DIRECTIONS: The line holding "const chartH = height" is the last one to output; start at the first line of the data, keep every line in between exactly, and leave out pictures.
-*-*-
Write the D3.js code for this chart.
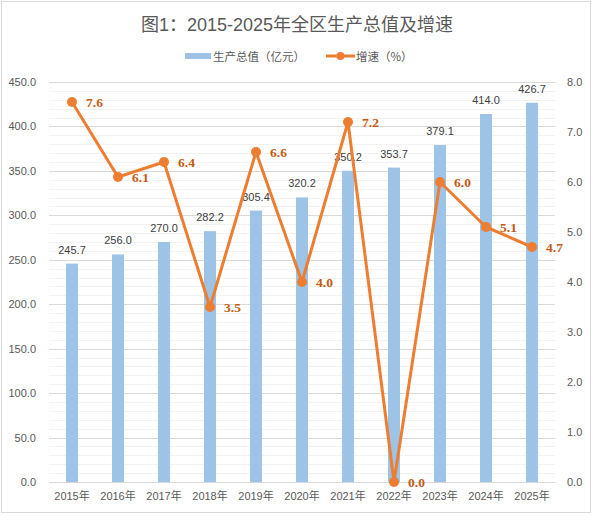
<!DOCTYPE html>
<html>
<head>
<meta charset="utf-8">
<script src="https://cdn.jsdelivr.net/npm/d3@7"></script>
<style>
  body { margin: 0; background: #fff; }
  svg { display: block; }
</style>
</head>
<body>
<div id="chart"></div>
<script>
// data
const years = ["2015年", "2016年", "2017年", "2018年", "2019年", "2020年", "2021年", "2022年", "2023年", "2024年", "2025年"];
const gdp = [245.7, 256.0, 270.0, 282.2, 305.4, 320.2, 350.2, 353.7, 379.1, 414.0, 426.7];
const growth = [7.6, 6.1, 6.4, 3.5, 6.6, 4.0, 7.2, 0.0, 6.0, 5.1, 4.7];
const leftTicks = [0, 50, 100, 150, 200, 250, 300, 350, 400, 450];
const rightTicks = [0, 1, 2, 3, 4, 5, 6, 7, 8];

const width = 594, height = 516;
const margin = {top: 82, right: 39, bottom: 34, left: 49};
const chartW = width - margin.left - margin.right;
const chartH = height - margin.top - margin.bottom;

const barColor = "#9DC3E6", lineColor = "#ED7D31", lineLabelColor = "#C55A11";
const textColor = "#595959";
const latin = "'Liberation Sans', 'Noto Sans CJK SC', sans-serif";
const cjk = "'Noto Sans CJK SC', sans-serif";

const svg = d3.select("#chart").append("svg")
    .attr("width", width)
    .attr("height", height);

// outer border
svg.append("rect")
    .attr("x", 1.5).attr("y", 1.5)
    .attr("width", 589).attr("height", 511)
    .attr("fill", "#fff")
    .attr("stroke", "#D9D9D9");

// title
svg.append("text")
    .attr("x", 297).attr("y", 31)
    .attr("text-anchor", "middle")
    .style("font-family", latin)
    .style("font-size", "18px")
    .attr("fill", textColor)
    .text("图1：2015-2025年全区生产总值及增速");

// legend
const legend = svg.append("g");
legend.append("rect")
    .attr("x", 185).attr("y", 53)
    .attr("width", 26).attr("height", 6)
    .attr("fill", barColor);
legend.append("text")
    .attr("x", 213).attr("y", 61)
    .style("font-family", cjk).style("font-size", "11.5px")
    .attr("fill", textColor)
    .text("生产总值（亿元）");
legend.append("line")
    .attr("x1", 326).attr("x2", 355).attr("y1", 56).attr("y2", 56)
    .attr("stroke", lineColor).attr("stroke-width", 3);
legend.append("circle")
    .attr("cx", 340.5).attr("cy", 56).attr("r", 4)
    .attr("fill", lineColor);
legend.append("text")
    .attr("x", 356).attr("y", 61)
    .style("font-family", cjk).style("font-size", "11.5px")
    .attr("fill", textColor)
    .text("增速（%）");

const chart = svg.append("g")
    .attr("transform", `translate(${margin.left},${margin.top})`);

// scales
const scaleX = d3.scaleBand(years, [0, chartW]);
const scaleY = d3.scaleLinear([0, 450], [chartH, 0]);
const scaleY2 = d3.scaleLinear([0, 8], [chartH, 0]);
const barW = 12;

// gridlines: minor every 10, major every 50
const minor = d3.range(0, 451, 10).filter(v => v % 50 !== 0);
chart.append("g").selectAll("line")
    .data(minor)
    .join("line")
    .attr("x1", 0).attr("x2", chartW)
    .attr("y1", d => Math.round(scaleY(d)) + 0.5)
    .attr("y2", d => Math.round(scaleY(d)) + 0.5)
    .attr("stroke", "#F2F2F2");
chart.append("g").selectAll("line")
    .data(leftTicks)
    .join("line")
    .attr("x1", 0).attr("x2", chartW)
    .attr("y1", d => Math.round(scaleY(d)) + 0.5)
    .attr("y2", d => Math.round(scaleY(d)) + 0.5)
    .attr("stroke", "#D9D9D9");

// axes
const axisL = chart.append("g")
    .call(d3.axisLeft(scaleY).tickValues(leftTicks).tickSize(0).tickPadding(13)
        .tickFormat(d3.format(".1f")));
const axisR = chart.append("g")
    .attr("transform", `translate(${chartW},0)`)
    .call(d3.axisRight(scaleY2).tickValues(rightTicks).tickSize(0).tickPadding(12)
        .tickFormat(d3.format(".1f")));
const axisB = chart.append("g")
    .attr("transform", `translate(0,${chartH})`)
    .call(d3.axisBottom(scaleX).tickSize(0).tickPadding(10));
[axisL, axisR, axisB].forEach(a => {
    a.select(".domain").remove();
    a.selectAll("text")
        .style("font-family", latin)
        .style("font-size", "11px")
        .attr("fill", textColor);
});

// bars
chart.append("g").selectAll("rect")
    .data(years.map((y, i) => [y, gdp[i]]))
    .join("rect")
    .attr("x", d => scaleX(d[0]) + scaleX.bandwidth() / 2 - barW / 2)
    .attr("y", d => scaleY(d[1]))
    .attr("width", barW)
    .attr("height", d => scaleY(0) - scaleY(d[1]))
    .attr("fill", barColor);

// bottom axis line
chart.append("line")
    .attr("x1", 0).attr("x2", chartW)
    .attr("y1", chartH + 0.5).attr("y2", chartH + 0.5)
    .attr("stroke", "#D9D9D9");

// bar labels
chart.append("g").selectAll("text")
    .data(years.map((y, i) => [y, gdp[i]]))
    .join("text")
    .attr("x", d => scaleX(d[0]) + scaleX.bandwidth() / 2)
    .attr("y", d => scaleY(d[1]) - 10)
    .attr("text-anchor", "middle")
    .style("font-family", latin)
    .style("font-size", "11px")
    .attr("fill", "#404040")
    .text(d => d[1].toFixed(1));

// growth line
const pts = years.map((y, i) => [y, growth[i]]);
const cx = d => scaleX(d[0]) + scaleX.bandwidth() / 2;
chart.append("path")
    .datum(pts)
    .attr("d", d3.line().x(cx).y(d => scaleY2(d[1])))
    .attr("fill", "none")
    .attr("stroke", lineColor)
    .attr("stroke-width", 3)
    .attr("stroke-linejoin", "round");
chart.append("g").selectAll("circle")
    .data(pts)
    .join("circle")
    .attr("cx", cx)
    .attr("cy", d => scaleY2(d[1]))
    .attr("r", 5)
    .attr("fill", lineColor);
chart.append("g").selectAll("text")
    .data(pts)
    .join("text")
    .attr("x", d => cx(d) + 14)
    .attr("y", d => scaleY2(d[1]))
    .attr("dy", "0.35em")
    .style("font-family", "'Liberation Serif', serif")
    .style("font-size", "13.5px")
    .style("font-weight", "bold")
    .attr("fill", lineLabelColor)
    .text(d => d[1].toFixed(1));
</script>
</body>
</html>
-*-*-
RESPONSE TO THE EXERCISE:
Write the D3.js code for this chart.
<!DOCTYPE html>
<html>
<head>
<meta charset="utf-8">
<script src="https://cdn.jsdelivr.net/npm/d3@7"></script>
<style>
  body { margin: 0; background: #fff; }
  svg { display: block; }
</style>
</head>
<body>
<div id="chart"></div>
<script>
// data
const years = ["2015年", "2016年", "2017年", "2018年", "2019年", "2020年", "2021年", "2022年", "2023年", "2024年", "2025年"];
const gdp = [245.7, 256.0, 270.0, 282.2, 305.4, 320.2, 350.2, 353.7, 379.1, 414.0, 426.7];
const growth = [7.6, 6.1, 6.4, 3.5, 6.6, 4.0, 7.2, 0.0, 6.0, 5.1, 4.7];
const leftTicks = [0, 50, 100, 150, 200, 250, 300, 350, 400, 450];
const rightTicks = [0, 1, 2, 3, 4, 5, 6, 7, 8];

const width = 594, height = 516;
const margin = {top: 82, right: 39, bottom: 34, left: 49};
const chartW = width - margin.left - margin.right;
const chartH = height - margin.top - margin.bottom;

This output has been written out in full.